Digital regulation drives real change, but more focus is needed on system design

Research from the joint 5Rights-LSE Digital Futures for Children centre reveals that legislation and regulation for children’s online privacy and safety are driving companies to make significant changes to their services. Now, regulation and its implementation must focus on ensuring the solutions companies are putting forward are effective in delivering on children’s rights.

Research published today by the joint 5Rights-LSE Digital Futures for Children centre into changes made by 50 companies reveals that UK and EU laws for children’s safety and privacy are leading to significant changes to tech services, governance, moderation strategies, information and tools as well as default settings. The most impactful include social media accounts defaulted to private settings, changes to recommender systems and restrictions on targeted advertising to children.

The report Impact of regulation on children’s digital lives examines the impacts on services for UK users in particular of the UK’s Age Appropriate Design Code (AADC) and Online Safety Act (OSA) as well as the EU’s Digital Services Act (DSA). It looks at changes publicly announced by companies over the period 2017–24 as well as material directly provided by the 8 companies who answered a request for information sent to 50 businesses.

The research recorded a total of 128 changes announced by Meta, Google, TikTok and Snap over the period – either in anticipation of legislation or regulation, or following its introduction – with a peak of 42 changes in 2021, the year the AADC came into effect.

As the report shows, the most impactful changes are those that are by design and default – changes to product design that take responsibility for aligning digital services with children’s rights and development needs. The research revealed however that companies are significantly relying on tools such as parental controls in response to legislation and regulation. As the report notes:

“While there is a valid relationship between the use of tools and the requirements in the AADC, GDPR and DSA, there is a risk of over-reliance as a privacy and safety measure. The evidence indicates low levels of use and efficacy for parental controls, plus risks to child autonomy. This therefore presents a risk of reliance to the exclusion of other measures.”

Drafted by the former UK Deputy Information Commissioner Steve Woods, the report highlights how “the UK and EU approach to legislation and regulation seeks to ensure companies’ systems and processes embed safety by design and duties of care, to realise the rights of children in relation to the digital environment, so they can learn, explore and play online safely” and that, with the AADC, DSA and OSA passed, “this is the optimal moment to set out a baseline for monitoring the impact” for children online.

A broad lack of transparency however hinders this monitoring. Not all changes are publicly announced, and, of the 50 companies Steve Woods wrote to for evidence, only 8 answered, and then only partially.
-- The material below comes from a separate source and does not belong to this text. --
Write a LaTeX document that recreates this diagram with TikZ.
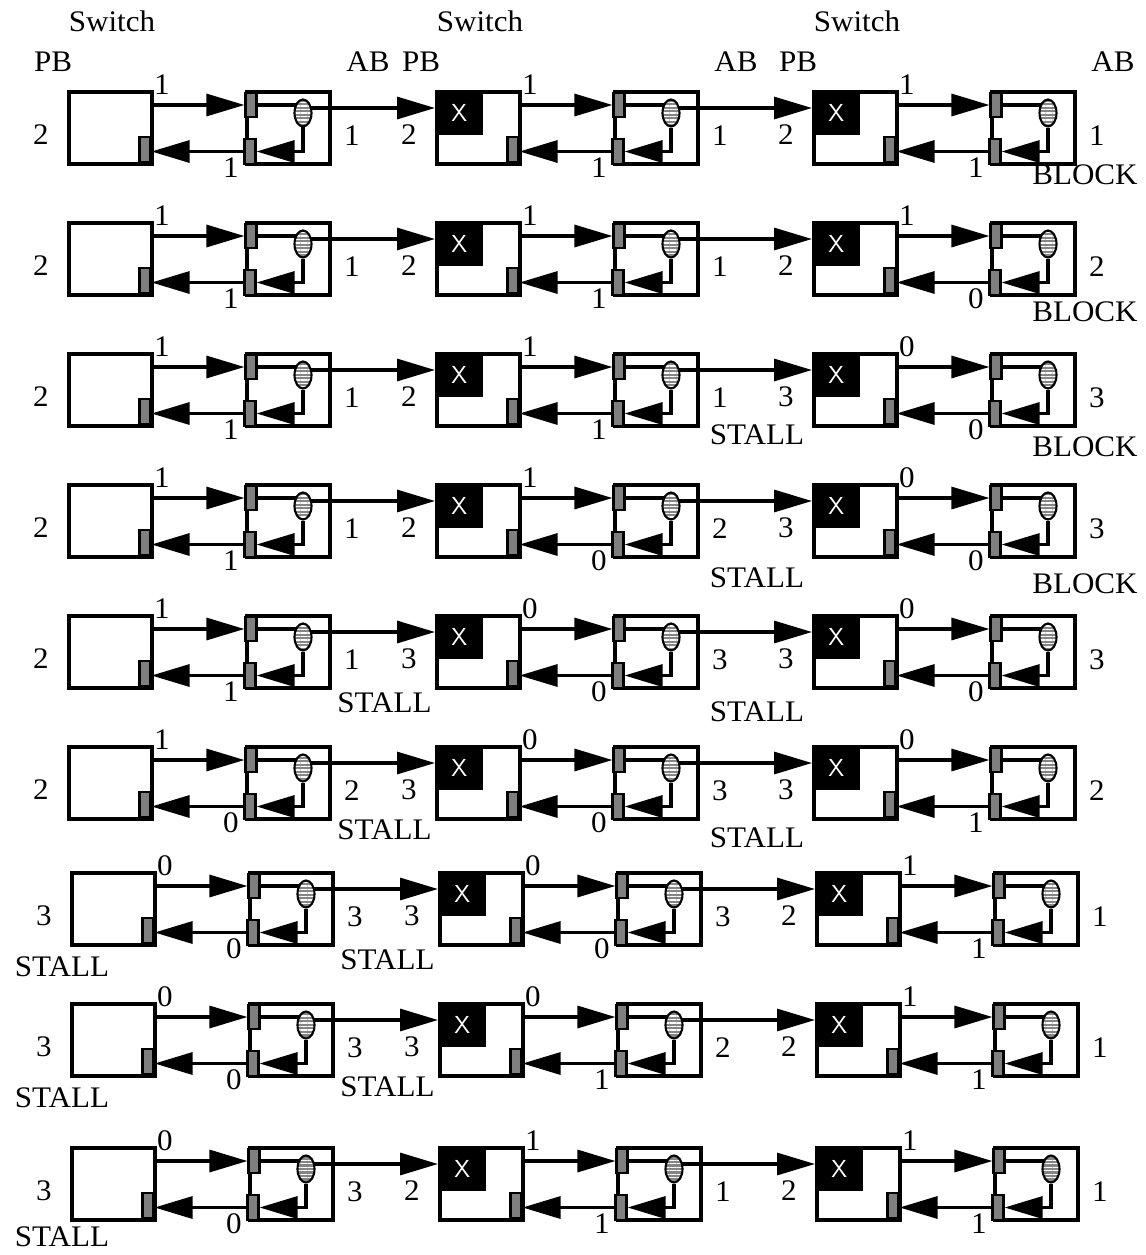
\documentclass[tikz,border=0pt]{standalone}
\usepackage{fontspec}
\setmainfont{Liberation Serif}[FakeStretch=1.04]
\usetikzlibrary{arrows.meta,calc,positioning,shapes.geometric,patterns.meta}
\definecolor{swPort}{HTML}{7F7F7F}
\definecolor{swFifo}{HTML}{858585}
\pgfdeclarelayer{wires}
\pgfsetlayers{wires,main}
\tikzset{
  sw box/.style={draw, line width=2.2pt, minimum width=1.66cm, minimum height=1.44cm,
    inner sep=0pt, anchor=north west},
  sw xbar/.style={fill=black, minimum width=.96cm, minimum height=.9cm, inner sep=0pt,
    anchor=north west, text=white, font=\fontsize{14}{16}\sffamily},
  sw port/.style={draw, fill=swPort, line width=1.2pt, minimum width=.22cm,
    minimum height=.49cm, inner sep=0pt},
  sw fifo/.style={ellipse, draw, line width=1.2pt, minimum width=.34cm, minimum height=.54cm,
    inner sep=0pt, preaction={fill=swFifo},
    pattern={Lines[angle=0,distance=2pt,line width=.7pt]}, pattern color=white},
  sw link/.style={draw, line width=1.8pt, -{Triangle[length=.76cm,width=.44cm]}},
  sw wire/.style={draw, line width=1.8pt},
  sw num/.style={font=\fontsize{17}{20}\selectfont, inner sep=0pt},
  sw note/.style={font=\fontsize{17}{20}\selectfont, inner sep=0pt}
}

\begin{document}
\begin{tikzpicture}[x=.02cm,y=-.02cm]
  \useasboundingbox (0,0) rectangle (1146,1255);

  % column headings
  \foreach \c/\X in {1/67,2/435,3/812}{
    \node[sw note] (hs-\c) at (\X+45,21) {Switch};
    \node[sw note] (hp-\c) at (\X-14,62) {PB};
    \node[sw note] (ha-\c) at (\X+301,62) {AB};
  }

  % row/column/PB count/forward credit/back credit/AB count
  \foreach \r/\c/\p/\f/\b/\a in {
      1/1/2/1/1/1, 1/2/2/1/1/1, 1/3/2/1/1/1,
      2/1/2/1/1/1, 2/2/2/1/1/1, 2/3/2/1/0/2,
      3/1/2/1/1/1, 3/2/2/1/1/1, 3/3/3/0/0/3,
      4/1/2/1/1/1, 4/2/2/1/0/2, 4/3/3/0/0/3,
      5/1/2/1/1/1, 5/2/3/0/0/3, 5/3/3/0/0/3,
      6/1/2/1/0/2, 6/2/3/0/0/3, 6/3/3/0/1/2,
      7/1/3/0/0/3, 7/2/3/0/0/3, 7/3/2/1/1/1,
      8/1/3/0/0/3, 8/2/3/0/1/2, 8/3/2/1/1/1,
      9/1/3/0/0/3, 9/2/2/1/1/1, 9/3/2/1/1/1}{
    \pgfmathsetmacro\T{{90,221,352,483,614,745,871,1002,1146}[\r-1]}
    \pgfmathsetmacro\X{{67,435,812}[\c-1]+(\r>6)*3}
    % PB side
    \node[sw box] (pb-\r-\c) at (\X,\T) {};
    \ifnum\c>1 \node[sw xbar] (xb-\r-\c) at (\X,\T) {X};\fi
    \node[sw port] (pp-\r-\c) at (\X+78,\T+59.5) {};
    % AB side
    \node[sw box] (ab-\r-\c) at (\X+178,\T) {};
    \node[sw port] (tp-\r-\c) at (\X+184,\T+15) {};
    \node[sw port] (bp-\r-\c) at (\X+183,\T+61.5) {};
    \node[sw fifo] (fifo-\r-\c) at (\X+236,\T+23) {};
    \begin{pgfonlayer}{wires}
      \draw[sw link] (pb-\r-\c.east |- tp-\r-\c.west) -- (tp-\r-\c.west);
      \draw[sw wire] (tp-\r-\c.east) -- (tp-\r-\c.east -| fifo-\r-\c.center);
      \draw[sw link] (fifo-\r-\c.south) |- (bp-\r-\c.east);
      \draw[sw link] (bp-\r-\c.west) -- (bp-\r-\c.west -| pp-\r-\c.east);
      \ifnum\c>1
        \pgfmathtruncatemacro\q{\c-1}
        \coordinate (out-\r-\q) at ($(fifo-\r-\q)+(0,-5)$);
        \draw[sw link] (out-\r-\q) -- (out-\r-\q -| pb-\r-\c.west);
      \fi
    \end{pgfonlayer}
    % counts
    \node[sw num] (pn-\r-\c) at (\X-26,\T+45) {\p};
    \node[sw num] (fn-\r-\c) at (\X+95,\T-5) {\f};
    \node[sw num] (bn-\r-\c) at (\X+164,\T+78) {\b};
    \node[sw num] (an-\r-\c) at (\X+285,\T+46) {\a};
  }

  % BLOCK under the last AB
  \foreach \r/\d in {1/39,2/45,3/49,4/55}
    \node[sw note] (blk-\r) at ($(an-\r-3)+(-12,\d)$) {BLOCK};

  % STALL between an AB and the next PB
  \foreach \r/\c/\n/\d in {3/2/3/37,4/2/3/49,5/2/3/52,6/2/3/47,
                           5/1/2/43,6/1/2/39,7/1/2/43,8/1/2/39}
    \node[sw note] (st-\r-\c) at ($(an-\r-\c)!.5!(pn-\r-\n)+(4,\d)$) {STALL};

  % STALL under the first PB
  \foreach \r/\d in {7/51,8/51,9/46}
    \node[sw note] (st-\r-0) at ($(pn-\r-1)+(18,\d)$) {STALL};
\end{tikzpicture}
\end{document}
The report sets out 11 recommendations to companies and regulators:

  1. Companies subject to the DSA, OSA and AADC should ensure that solutions address the full range of risks, as detailed in the OECD typology of risks, including support measures related to conduct and contact risks.
  2. Companies should work across industry to introduce best practice rather than each working separately, to ensure that different solutions don’t leave unnecessary gaps in safety provision.
  3. The UK Government should update the OSA to introduce mandatory access to data for child safety research, learning from the DSA’s approach and implementation by the European Commission.
  4. The European Commission and Ofcom should explore how data related to child safety changes could be recorded and logged transparently in a ‘child online safety tracking database’.
  5. The UK Government, Ofcom, Information Commissioner’s Office (ICO) and European Commission should consult on how to assess the outcomes of their child safety regimes, including consideration of children’s wider rights under the United Nations (UN) Convention on the Rights of the Child.
  6. The ICO, Ofcom and European Commission should provide guidance as to how platforms should record and document changes to the design and governance of their platforms related to child privacy and safety.
  7. Companies should provide a single web portal that allows researchers and other stakeholders to see a record of child privacy and safety changes implemented, by date. The changes should also be made available as an API and in machine-readable format. This should initially be developed as regulatory guidance and made into a statutory requirement if evidence indicates formal provision is needed.
  8. Companies should provide explicit confirmation of which jurisdiction or region each change applies to, and update this information as it changes.
  9. All EU Data Protection Authorities and the ICO should ensure that they assess the risks related to children’s online privacy when developing their regulatory strategies, including measures to assess the outcomes achieved. All Data Protection Authorities should also include a section on children in their annual reports, including outcomes of investigations that did not result in formal action.
  10. Data protection and online safety regulators should publish their expectations of good practice, require companies to meet or better them, and seek to spread good practice across sectors.
  11. Data protection and online safety regulators should work via international cooperation mechanisms, such as the Global Online Safety Regulators Network and Global Privacy Assembly, to agree best practice across jurisdictions with the aim of creating global norms.